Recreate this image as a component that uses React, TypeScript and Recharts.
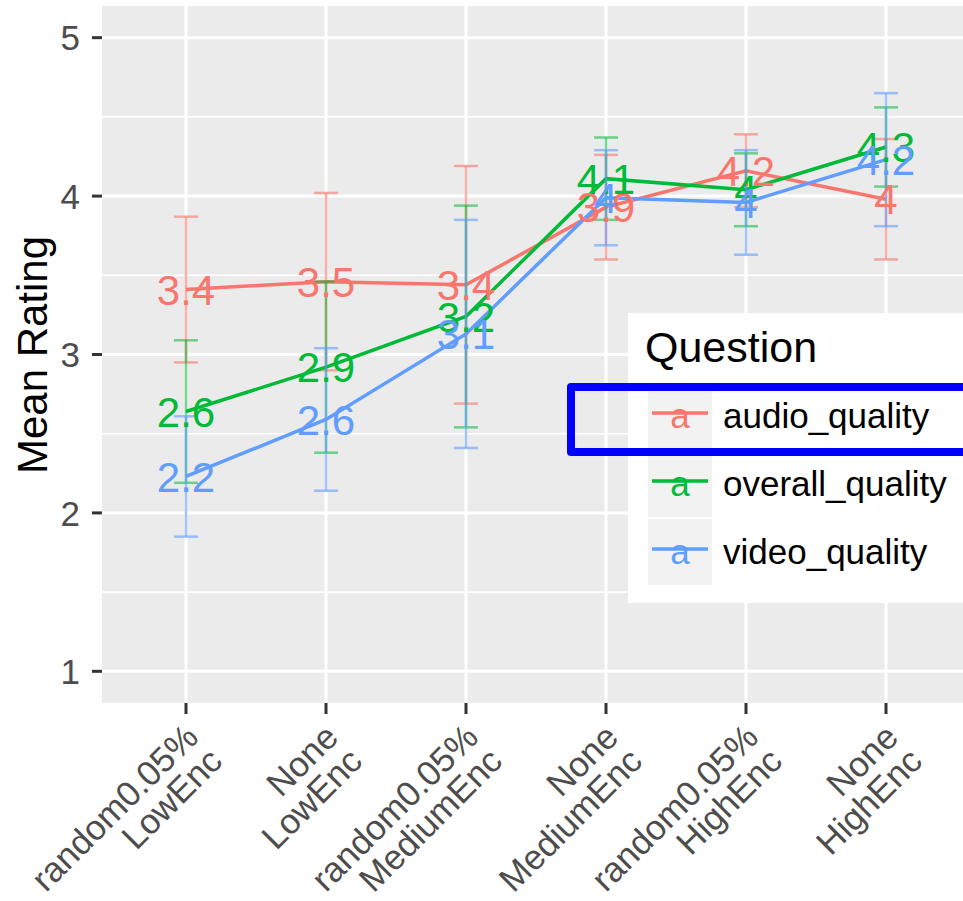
import React from 'react';
import { LineChart, Line, XAxis, YAxis, CartesianGrid, ErrorBar, LabelList } from 'recharts';

// x categories (two-line tick labels)
const CATEGORY_TOP = ['random0.05%', 'None', 'random0.05%', 'None', 'random0.05%', 'None'];
const CATEGORY_BOTTOM = ['LowEnc', 'LowEnc', 'MediumEnc', 'MediumEnc', 'HighEnc', 'HighEnc'];

// mean ratings and error-bar half widths
const AUDIO_MEAN = [3.41, 3.46, 3.44, 3.93, 4.16, 3.98];
const AUDIO_ERR = [0.46, 0.56, 0.75, 0.33, 0.23, 0.38];
const OVERALL_MEAN = [2.64, 2.92, 3.24, 4.11, 4.04, 4.31];
const OVERALL_ERR = [0.45, 0.54, 0.7, 0.26, 0.23, 0.25];
const VIDEO_MEAN = [2.23, 2.59, 3.13, 3.99, 3.96, 4.23];
const VIDEO_ERR = [0.38, 0.45, 0.72, 0.3, 0.33, 0.42];

const Y_TICKS = [1, 2, 3, 4, 5];
const Y_MINOR = [1.5, 2.5, 3.5, 4.5];
const X_TICKS = [1, 2, 3, 4, 5, 6];

const SERIES = [
  { key: 'audio', name: 'audio_quality', color: '#F8766D', bar: 'rgba(248,118,109,0.6)' },
  { key: 'overall', name: 'overall_quality', color: '#00BA38', bar: 'rgba(0,186,56,0.55)' },
  { key: 'video', name: 'video_quality', color: '#619CFF', bar: 'rgba(97,156,255,0.6)' },
];

const data = CATEGORY_TOP.map((_, i) => ({
  x: i + 1,
  audio: AUDIO_MEAN[i],
  audioErr: AUDIO_ERR[i],
  overall: OVERALL_MEAN[i],
  overallErr: OVERALL_ERR[i],
  video: VIDEO_MEAN[i],
  videoErr: VIDEO_ERR[i],
}));

const FONT = '"Liberation Sans", Arial, Helvetica, sans-serif';
const AXIS_GRAY = '#4D4D4D';

// ggplot-style label: one decimal, no trailing zero
const fmt = (v: number) => String(Number(v.toFixed(1)));

function XTick({ x, y, payload }: any) {
  const i = payload.value - 1;
  return (
    <g transform={`translate(${x},${y + 9})`}>
      <text transform="rotate(-45)" textAnchor="end" fontSize={35} fill={AXIS_GRAY} fontFamily={FONT}>
        <tspan x={0} y={20}>{CATEGORY_TOP[i]}</tspan>
        <tspan x={0} y={54}>{CATEGORY_BOTTOM[i]}</tspan>
      </text>
    </g>
  );
}

function YTick({ x, y, payload }: any) {
  return (
    <text x={x + 2} y={y} dy="0.36em" textAnchor="end" fontSize={35} fill={AXIS_GRAY} fontFamily={FONT}>
      {payload.value}
    </text>
  );
}

function YTitle() {
  return (
    <text transform="translate(47,355) rotate(-90)" textAnchor="middle" fontSize={42} fill="#000" fontFamily={FONT}>
      Mean Rating
    </text>
  );
}

function makeLabel(color: string) {
  return (p: any) => (
    <text
      x={p.x}
      y={p.y}
      dy="0.36em"
      textAnchor="middle"
      fontSize={42}
      fill={color}
      fontFamily={FONT}
    >
      {fmt(p.value)}
    </text>
  );
}

function LegendBox() {
  return (
    <div
      style={{
        position: 'absolute',
        left: 628,
        top: 313,
        width: 380,
        height: 290,
        background: '#FFFFFF',
        fontFamily: FONT,
      }}
    >
      <svg width={380} height={290}>
        <text x={17} y={49} fontSize={43} fill="#000">Question</text>
        {SERIES.map((s, i) => {
          const top = 70 + i * 68;
          const cy = top + 33;
          return (
            <g key={s.key}>
              <rect x={20} y={top} width={64} height={66} fill="#F2F2F2" />
              <line x1={24} x2={80} y1={cy - 3} y2={cy - 3} stroke={s.color} strokeWidth={3.5} />
              <text x={52} y={cy + 12} textAnchor="middle" fontSize={35} fill={s.color}>a</text>
              <text x={95} y={cy + 12} fontSize={35} fill="#000">{s.name}</text>
            </g>
          );
        })}
      </svg>
    </div>
  );
}

export default function App() {
  return (
    <div style={{ position: 'absolute', left: 0, top: 0, width: 963, height: 901, overflow: 'hidden', background: '#fff' }}>
      <LineChart width={970} height={901} data={data} margin={{ top: 6, right: 0, bottom: 0, left: 0 }}>
        <CartesianGrid
          fill="#EBEBEB"
          stroke="#FFFFFF"
          strokeWidth={3}
          horizontalValues={Y_TICKS}
          verticalValues={X_TICKS}
        />
        <CartesianGrid fill="none" stroke="#FFFFFF" strokeWidth={1.6} vertical={false} horizontalValues={Y_MINOR} />
        <XAxis
          dataKey="x"
          type="number"
          domain={[0.4, 6.6]}
          ticks={X_TICKS}
          height={198}
          axisLine={false}
          tickSize={11}
          tickLine={{ stroke: '#333333', strokeWidth: 3 }}
          tick={<XTick />}
          interval={0}
        />
        <YAxis
          type="number"
          domain={[0.8, 5.2]}
          ticks={Y_TICKS}
          width={102}
          axisLine={false}
          tickSize={10}
          tickMargin={14}
          tickLine={{ stroke: '#333333', strokeWidth: 3 }}
          tick={<YTick />}
          label={{ content: <YTitle /> }}
        />
        {SERIES.map((s) => (
          <Line
            key={s.key}
            dataKey={s.key}
            name={s.name}
            stroke={s.color}
            strokeWidth={3.5}
            dot={false}
            activeDot={false}
            isAnimationActive={false}
          >
            <ErrorBar dataKey={`${s.key}Err`} direction="y" width={12} stroke={s.bar} strokeWidth={2.5} isAnimationActive={false} />
          </Line>
        ))}
        {SERIES.map((s) => (
          <Line
            key={`${s.key}-labels`}
            dataKey={s.key}
            stroke="none"
            dot={false}
            activeDot={false}
            legendType="none"
            isAnimationActive={false}
          >
            <LabelList dataKey={s.key} content={makeLabel(s.color)} />
          </Line>
        ))}
      </LineChart>
      <LegendBox />
      <div
        style={{
          position: 'absolute',
          left: 567,
          top: 383,
          width: 460,
          height: 73,
          border: '8px solid #0000FF',
          borderRadius: 4,
          boxSizing: 'border-box',
        }}
      />
    </div>
  );
}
#####
Restate the whole listing above exactly, except for its images.

- FULL OUTPUT:
Recreate this image as a component that uses React, TypeScript and Recharts.
import React from 'react';
import { LineChart, Line, XAxis, YAxis, CartesianGrid, ErrorBar, LabelList } from 'recharts';

// x categories (two-line tick labels)
const CATEGORY_TOP = ['random0.05%', 'None', 'random0.05%', 'None', 'random0.05%', 'None'];
const CATEGORY_BOTTOM = ['LowEnc', 'LowEnc', 'MediumEnc', 'MediumEnc', 'HighEnc', 'HighEnc'];

// mean ratings and error-bar half widths
const AUDIO_MEAN = [3.41, 3.46, 3.44, 3.93, 4.16, 3.98];
const AUDIO_ERR = [0.46, 0.56, 0.75, 0.33, 0.23, 0.38];
const OVERALL_MEAN = [2.64, 2.92, 3.24, 4.11, 4.04, 4.31];
const OVERALL_ERR = [0.45, 0.54, 0.7, 0.26, 0.23, 0.25];
const VIDEO_MEAN = [2.23, 2.59, 3.13, 3.99, 3.96, 4.23];
const VIDEO_ERR = [0.38, 0.45, 0.72, 0.3, 0.33, 0.42];

const Y_TICKS = [1, 2, 3, 4, 5];
const Y_MINOR = [1.5, 2.5, 3.5, 4.5];
const X_TICKS = [1, 2, 3, 4, 5, 6];

const SERIES = [
  { key: 'audio', name: 'audio_quality', color: '#F8766D', bar: 'rgba(248,118,109,0.6)' },
  { key: 'overall', name: 'overall_quality', color: '#00BA38', bar: 'rgba(0,186,56,0.55)' },
  { key: 'video', name: 'video_quality', color: '#619CFF', bar: 'rgba(97,156,255,0.6)' },
];

const data = CATEGORY_TOP.map((_, i) => ({
  x: i + 1,
  audio: AUDIO_MEAN[i],
  audioErr: AUDIO_ERR[i],
  overall: OVERALL_MEAN[i],
  overallErr: OVERALL_ERR[i],
  video: VIDEO_MEAN[i],
  videoErr: VIDEO_ERR[i],
}));

const FONT = '"Liberation Sans", Arial, Helvetica, sans-serif';
const AXIS_GRAY = '#4D4D4D';

// ggplot-style label: one decimal, no trailing zero
const fmt = (v: number) => String(Number(v.toFixed(1)));

function XTick({ x, y, payload }: any) {
  const i = payload.value - 1;
  return (
    <g transform={`translate(${x},${y + 9})`}>
      <text transform="rotate(-45)" textAnchor="end" fontSize={35} fill={AXIS_GRAY} fontFamily={FONT}>
        <tspan x={0} y={20}>{CATEGORY_TOP[i]}</tspan>
        <tspan x={0} y={54}>{CATEGORY_BOTTOM[i]}</tspan>
      </text>
    </g>
  );
}

function YTick({ x, y, payload }: any) {
  return (
    <text x={x + 2} y={y} dy="0.36em" textAnchor="end" fontSize={35} fill={AXIS_GRAY} fontFamily={FONT}>
      {payload.value}
    </text>
  );
}

function YTitle() {
  return (
    <text transform="translate(47,355) rotate(-90)" textAnchor="middle" fontSize={42} fill="#000" fontFamily={FONT}>
      Mean Rating
    </text>
  );
}

function makeLabel(color: string) {
  return (p: any) => (
    <text
      x={p.x}
      y={p.y}
      dy="0.36em"
      textAnchor="middle"
      fontSize={42}
      fill={color}
      fontFamily={FONT}
    >
      {fmt(p.value)}
    </text>
  );
}

function LegendBox() {
  return (
    <div
      style={{
        position: 'absolute',
        left: 628,
        top: 313,
        width: 380,
        height: 290,
        background: '#FFFFFF',
        fontFamily: FONT,
      }}
    >
      <svg width={380} height={290}>
        <text x={17} y={49} fontSize={43} fill="#000">Question</text>
        {SERIES.map((s, i) => {
          const top = 70 + i * 68;
          const cy = top + 33;
          return (
            <g key={s.key}>
              <rect x={20} y={top} width={64} height={66} fill="#F2F2F2" />
              <line x1={24} x2={80} y1={cy - 3} y2={cy - 3} stroke={s.color} strokeWidth={3.5} />
              <text x={52} y={cy + 12} textAnchor="middle" fontSize={35} fill={s.color}>a</text>
              <text x={95} y={cy + 12} fontSize={35} fill="#000">{s.name}</text>
            </g>
          );
        })}
      </svg>
    </div>
  );
}

export default function App() {
  return (
    <div style={{ position: 'absolute', left: 0, top: 0, width: 963, height: 901, overflow: 'hidden', background: '#fff' }}>
      <LineChart width={970} height={901} data={data} margin={{ top: 6, right: 0, bottom: 0, left: 0 }}>
        <CartesianGrid
          fill="#EBEBEB"
          stroke="#FFFFFF"
          strokeWidth={3}
          horizontalValues={Y_TICKS}
          verticalValues={X_TICKS}
        />
        <CartesianGrid fill="none" stroke="#FFFFFF" strokeWidth={1.6} vertical={false} horizontalValues={Y_MINOR} />
        <XAxis
          dataKey="x"
          type="number"
          domain={[0.4, 6.6]}
          ticks={X_TICKS}
          height={198}
          axisLine={false}
          tickSize={11}
          tickLine={{ stroke: '#333333', strokeWidth: 3 }}
          tick={<XTick />}
          interval={0}
        />
        <YAxis
          type="number"
          domain={[0.8, 5.2]}
          ticks={Y_TICKS}
          width={102}
          axisLine={false}
          tickSize={10}
          tickMargin={14}
          tickLine={{ stroke: '#333333', strokeWidth: 3 }}
          tick={<YTick />}
          label={{ content: <YTitle /> }}
        />
        {SERIES.map((s) => (
          <Line
            key={s.key}
            dataKey={s.key}
            name={s.name}
            stroke={s.color}
            strokeWidth={3.5}
            dot={false}
            activeDot={false}
            isAnimationActive={false}
          >
            <ErrorBar dataKey={`${s.key}Err`} direction="y" width={12} stroke={s.bar} strokeWidth={2.5} isAnimationActive={false} />
          </Line>
        ))}
        {SERIES.map((s) => (
          <Line
            key={`${s.key}-labels`}
            dataKey={s.key}
            stroke="none"
            dot={false}
            activeDot={false}
            legendType="none"
            isAnimationActive={false}
          >
            <LabelList dataKey={s.key} content={makeLabel(s.color)} />
          </Line>
        ))}
      </LineChart>
      <LegendBox />
      <div
        style={{
          position: 'absolute',
          left: 567,
          top: 383,
          width: 460,
          height: 73,
          border: '8px solid #0000FF',
          borderRadius: 4,
          boxSizing: 'border-box',
        }}
      />
    </div>
  );
}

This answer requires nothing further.